From October 1936 to May 1937, he served as a Soviet advisor to the Spanish Republican Air Force during the Spanish Civil War, under the pseudonym "Colonel Julio". After arriving in Spain, the initial group of Soviet pilots, which also included Yevgeny Erlykin, Ivan Kopets, and Anton Kovalevsky in addition to Pumpur, flew their first sorties on the obsolete Spanish Republican Nieuport 52s. Pumpur led a fighter group of Soviet pilots in the defense of Madrid, flying 250 hours and downing five enemy aircraft. For his actions he received the title Hero of the Soviet Union on 4 July 1937, and upon his return Pumpur was promoted directly to Komkor from Kombrig, skipping the rank of Komdiv. In October, he became commander of the Air Forces of the Moscow Military District, but was soon transferred to lead the Air Forces of the Special Red Banner Far Eastern Army (VVS OKDVA) in November.
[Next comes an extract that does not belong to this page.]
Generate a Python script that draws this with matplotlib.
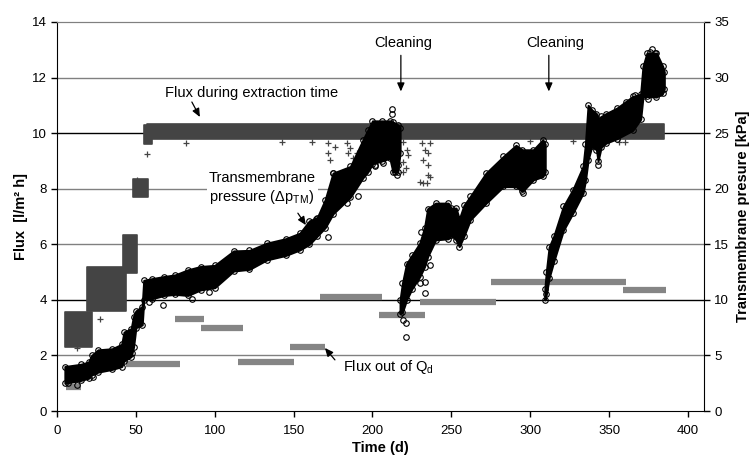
import matplotlib
matplotlib.use('Agg')
import matplotlib.pyplot as plt

plt.rcParams['font.family'] = ['Liberation Sans', 'DejaVu Sans']
plt.rcParams['mathtext.fontset'] = 'custom'
plt.rcParams['mathtext.rm'] = 'Liberation Sans'
plt.rcParams['mathtext.it'] = 'Liberation Sans:italic'
plt.rcParams['mathtext.bf'] = 'Liberation Sans:bold'

# flux during extraction time [l/m2 h] - dense "+" clouds, read as blocks
flux_block_start = [5, 19, 42, 48, 55, 57]
flux_block_end = [22, 44, 51, 58, 60, 385]
flux_block_low = [2.3, 3.6, 4.97, 7.7, 9.6, 9.78]
flux_block_high = [3.55, 5.2, 6.35, 8.35, 10.3, 10.32]

# scattered "+" points outside the clouds
flux_out_day = [12.5, 27.2, 50.5, 56.8, 81.5, 142.4, 161.4, 171.9, 171.9, 173,
                176.2, 183.6, 185.7, 184.7, 190, 192, 194.1, 187.9, 219.5, 221.6,
                222.6, 219.5, 221.2, 219.5, 231.1, 233.2, 235.3, 236.4, 232.2, 235.3,
                236.4, 230, 232.2, 234.3, 235.3, 300, 327, 356, 360]
flux_out_val = [2.26, 3.3, 8.31, 9.25, 9.64, 9.69, 9.69, 9.63, 9.27, 9.03,
                9.51, 9.63, 9.45, 9.27, 9.27, 9.09, 9.03, 9.09, 9.69, 9.39,
                9.21, 8.97, 8.73, 8.61, 9.63, 9.39, 9.27, 9.63, 9.03, 8.85,
                8.43, 8.25, 8.22, 8.22, 8.49, 9.7, 9.7, 9.68, 9.68]

# flux out of Qd [l/m2 h]
qd_start = [6, 44, 75, 91, 115, 148, 167, 204, 230, 275, 359]
qd_end = [15, 78, 93, 118, 150, 170, 206, 233, 278, 361, 386]
qd_level = [0.88, 1.7, 3.31, 3.0, 1.75, 2.32, 4.12, 3.44, 3.92, 4.65, 4.37]

# transmembrane pressure [kPa], three runs split by cleaning
tmp1_day = [5, 15, 20, 22, 26, 35, 41, 42.5, 47, 48.5, 50, 54, 55, 60, 68, 75, 83,
            91, 100, 112, 122, 133, 145, 154, 160, 165, 170, 175, 186, 194, 197,
            200, 206, 211, 213, 216, 217.5]
tmp1_low = [2.5, 2.75, 2.95, 3.25, 3.5, 3.75, 4.0, 4.5, 4.9, 5.75, 7.5, 7.75, 10.0,
            10.1, 10.4, 10.5, 10.4, 10.9, 11.1, 12.6, 12.75, 13.6, 14.0, 14.5, 15.0,
            15.75, 16.5, 17.75, 19.25, 21.0, 21.5, 22.25, 22.5, 22.75, 21.5, 21.5, 23.25]
tmp1_high = [4.0, 4.2, 4.4, 5.0, 5.5, 5.6, 6.0, 7.1, 7.4, 8.5, 9.0, 9.4, 11.75,
             11.9, 12.1, 12.25, 12.7, 13.0, 13.1, 14.4, 14.45, 15.1, 15.5, 16.0, 17.1,
             17.4, 19.0, 21.4, 22.0, 24.4, 25.25, 26.1, 26.1, 26.1, 26.0, 25.75, 25.5]

tmp2_day = [217.5, 219, 221.6, 225, 230, 233, 235, 240, 248, 250, 253, 255, 258,
            262, 272, 283, 291, 295, 302, 308, 309.5]
tmp2_low = [8.75, 8.9, 10.0, 11.0, 12.1, 13.0, 13.9, 15.4, 15.5, 15.8, 15.4, 14.8,
            15.75, 17.2, 18.7, 20.2, 20.2, 19.75, 20.8, 21.1, 21.5]
tmp2_high = [10.0, 11.5, 13.25, 14.0, 15.1, 16.5, 18.2, 18.7, 18.7, 18.25, 18.25,
             17.25, 18.5, 19.3, 21.4, 22.9, 23.9, 23.5, 23.5, 24.4, 24.0]

tmp3_day = [309.3, 310.2, 312, 315, 321, 327, 333.5, 335, 336.7, 339, 342, 343, 345,
            348, 355, 365, 370, 371.5, 374, 380, 384, 385]
tmp3_low = [10.0, 10.5, 12.0, 13.5, 16.25, 17.8, 19.6, 20.75, 22.6, 23.8, 23.5, 22.5,
            23.75, 24.1, 24.5, 25.25, 26.25, 28.3, 28.3, 28.25, 28.6, 29.0]
tmp3_high = [11.0, 12.5, 14.75, 15.75, 18.4, 19.9, 22.0, 24.0, 27.5, 27.1, 26.75,
             26.25, 26.5, 26.75, 27.25, 28.3, 28.5, 31.0, 32.2, 32.2, 31.0, 30.5]

# isolated circles
tmp_out_day = [7.2, 12.5, 23, 47.3, 58.5, 66.9, 85.3, 96.3, 175.1, 171.9, 164.5,
               183.6, 191, 201.5, 212.5, 212.5, 206.8, 201.5, 214.2, 215.3, 216.3,
               231, 230, 233.2, 233.2, 236.4, 219.5, 221.2, 221.2, 249.1, 295.5, 343,
               375.8, 379, 377, 382.1, 374.6, 366.3, 361]
tmp_out_kpa = [2.5, 2.35, 3.1, 5.2, 9.8, 9.5, 10.1, 10.7, 21.4, 15.7, 17.3,
               18.7, 19.3, 22.1, 27.2, 26.7, 22.3, 22.0, 21.5, 21.2, 22.1,
               16.1, 11.5, 10.6, 11.6, 13.1, 8.2, 7.9, 6.7, 15.8, 19.6, 22.1,
               32.3, 32.2, 32.6, 28.6, 28.1, 28.4, 27.8]

band_col = '#444444'
qd_col = '#858585'
grid_col = '#808080'

fig = plt.figure(figsize=(7.5, 4.58), dpi=100)
ax = fig.add_axes([0.076, 0.1026, 0.8623, 0.8494])
ax2 = ax.twinx()

# grid lines
for v in range(2, 14, 2):
    c = 'black' if v in (4, 10) else grid_col
    ax.axhline(v, color=c, lw=1.0, zorder=0)

# flux during extraction
for s, e, lo, hi in zip(flux_block_start, flux_block_end, flux_block_low, flux_block_high):
    ax.fill_between([s, e], lo, hi, color=band_col, lw=1.2, edgecolor=band_col, zorder=2)
ax.plot(flux_out_day, flux_out_val, '+', color=band_col, ms=5, mew=0.9, zorder=2)

# flux out of Qd
ax.hlines(qd_level, qd_start, qd_end, colors=qd_col, linewidth=4.5, zorder=3)

# transmembrane pressure
for d, lo, hi in [(tmp1_day, tmp1_low, tmp1_high),
                  (tmp2_day, tmp2_low, tmp2_high),
                  (tmp3_day, tmp3_low, tmp3_high)]:
    ax2.fill_between(d, lo, hi, color='black', lw=1.5, edgecolor='black')
    ax2.plot(d, lo, 'o', mfc='none', mec='black', ms=4, mew=0.8)
    ax2.plot(d, hi, 'o', mfc='none', mec='black', ms=4, mew=0.8)
ax2.plot(tmp_out_day, tmp_out_kpa, 'o', mfc='none', mec='black', ms=4, mew=0.8)

ax.set_xlim(0, 410)
ax.set_ylim(0, 14)
ax2.set_ylim(0, 35)
ax.set_xticks(range(0, 401, 50))
ax.set_yticks(range(0, 15, 2))
ax2.set_yticks(range(0, 36, 5))

for a in (ax, ax2):
    a.tick_params(direction='out', length=4, width=1, labelsize=9.5, colors='black')
    a.spines['top'].set_color(grid_col)
ax.tick_params(axis='x', pad=6)
ax.spines['right'].set_visible(False)
ax2.spines['left'].set_visible(False)
ax2.spines['bottom'].set_visible(False)

ax.set_xlabel('Time (d)', fontsize=10.5, fontweight='bold', labelpad=3)
ax.set_ylabel('Flux  [l/m² h]', fontsize=10.5, fontweight='bold', labelpad=3)
ax2.set_ylabel('Transmembrane presure [kPa]', fontsize=10.5, fontweight='bold', labelpad=5)

arrow = dict(arrowstyle='-|>,head_length=0.5,head_width=0.22', color='black', lw=0.9,
             shrinkA=0, shrinkB=0)
tr = ax.transData

ax2.text(219.3, 13.24, 'Cleaning', transform=tr, ha='center', va='center', fontsize=10.5)
ax2.annotate('', xy=(218, 11.5), xytext=(218, 12.8), xycoords=tr, textcoords=tr,
             arrowprops=arrow)
ax2.text(315.6, 13.24, 'Cleaning', transform=tr, ha='center', va='center', fontsize=10.5)
ax2.annotate('', xy=(311.8, 11.5), xytext=(311.8, 12.8), xycoords=tr, textcoords=tr,
             arrowprops=arrow)

ax2.text(123.6, 11.44, 'Flux during extraction time', transform=tr, ha='center',
         va='center', fontsize=10.5)
ax2.annotate('', xy=(90.6, 10.58), xytext=(85.5, 11.12), xycoords=tr, textcoords=tr,
             arrowprops=arrow)

ax2.text(96.3, 8.0, 'Transmembrane\npressure (Δp$_{\\rm TM}$)', transform=tr, ha='left',
         va='center', fontsize=10.5, linespacing=1.25,
         bbox=dict(fc='white', ec='none', pad=1.5))
ax2.annotate('', xy=(157.8, 6.69), xytext=(152.7, 7.12), xycoords=tr, textcoords=tr,
             arrowprops=arrow)

ax2.text(181.2, 1.58, 'Flux out of Q$_{\\rm d}$', transform=tr, ha='left', va='center',
         fontsize=10.5)
ax2.annotate('', xy=(169.8, 2.27), xytext=(176.2, 1.84), xycoords=tr, textcoords=tr,
             arrowprops=arrow)

fig.savefig('out.png', dpi=100)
Pumpur spent several months at the disposal of the chief of the Air Force, and in December 1938 became head of the flight testing station at Aircraft Plant No. 1, later becoming head of the Air Force's Combat Training Directorate. During the Winter War, he led a group of instructors for combat training. From 1940, Pumpur again commanded the Air Forces of the Moscow Military District.

== Downfall ==
Just before the beginning of Operation Barbarossa, the German invasion of the Soviet Union, in June 1941, Pumpur's downfall began. The inspection commission of the Air Force discovered a large number of significant issues in the aviation units of the Moscow Military District, and Pumpur, the district air force commander, was blamed for them. Among the issues were a lack of combat training and inactivity in organizing airfield construction. For "disrupting combat readiness," a 10 May resolution of the Politburo relieved him of command and deprived him of his rank and awards. Pumpur was arrested on 31 May and on 13 February 1942 was sentenced to death, charged with participating in a "military conspiracy" and "sabotage". He was shot on 23 February of that year, and rehabilitated on 25 June 1955.